Check the hydraulic pump, if you cannot isolate the restriction and the entire system is operating slowly. If you hear or feel cavitation then the pump is not getting enough flow and a restriction may be occurring before the pump. Determine that the fluid levels are adequate and the all filters and strainers are clean. Also, check the inlet line to make sure that there is no blockage or kinking. Lastly, verify that the pump shaft is operating and not damaged.
Inspecting for weak hydraulics or breakout force issues
A weak hydraulic system or improper breakout force is the result of low hydraulic system pressure. The system may not be delivering the amount of flow and pressure needed. This may be caused by pressure leaks. Pressure problems can result from damaged pumps, worn valves and worn system components such as motors and cylinders. If, for example, a loading bucket does not lift as much weight as it should, then there is a leak in the fluid system causing pressure to be reduced. To identify the problem follow these steps:
Completely extend the bucket and turn the engine off. Bleed off pressure from the line by moving the control lever back and forth a couple of times. Watch to see if the bucket or arm begins to move as pressure bleeds off. If movement is visible the leak could be in the cylinder, or a valve that controls flow to the bucket, or both.
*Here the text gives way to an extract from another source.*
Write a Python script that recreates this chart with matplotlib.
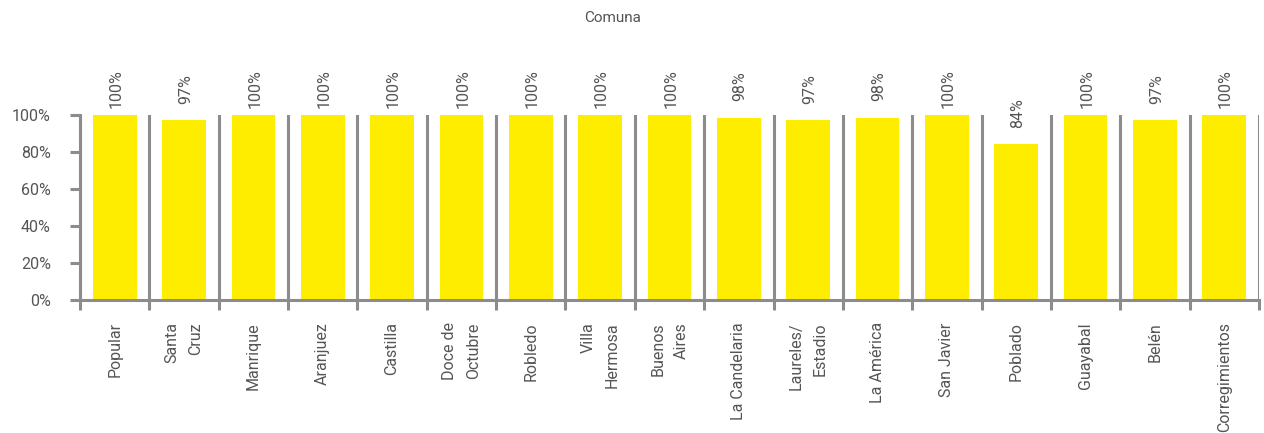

Support the extended bucket and disconnect the hose that is not under pressure from the cylinder. Now, carefully remove the bucket support. If you see hydraulic fluid seeping from the port then cylinder is leaking. If no leaks are noticed at the cylinder then a hydraulic valve may be malfunctioning.
Repeat this for all attachment points on the hydraulic system. If no leak is identified then the hydraulic pump or one of the primary hydraulic valves may be leaking.
To check that internal leaks are occurring look for excessive heat in the hydraulic fluid. If internal leaks are present the hydraulic fluid will escape where the leak is. Leakage increases friction and causes the hydraulic fluid to heat up.
The initial step in preventative maintenance and preventing run-to-failures is learning about your hydraulic system. Knowing where hydraulic fluid flows and how the system operates is important. Be able to identify hydraulic system components and know how hoses and lines are supposed to be routed. Determine which hydraulic valves service which cylinders and the valves that service the motor. Once you know your hydraulic system and how it operates regular maintenance and preventative maintenance inspections will be easier and more efficient.
I encourage you to develop processes that require your operators to perform pre-operational inspections before using any equipment that has hydraulics. Have a process for recording deficiencies and then getting those deficiencies repaired by a professional hydraulic technician.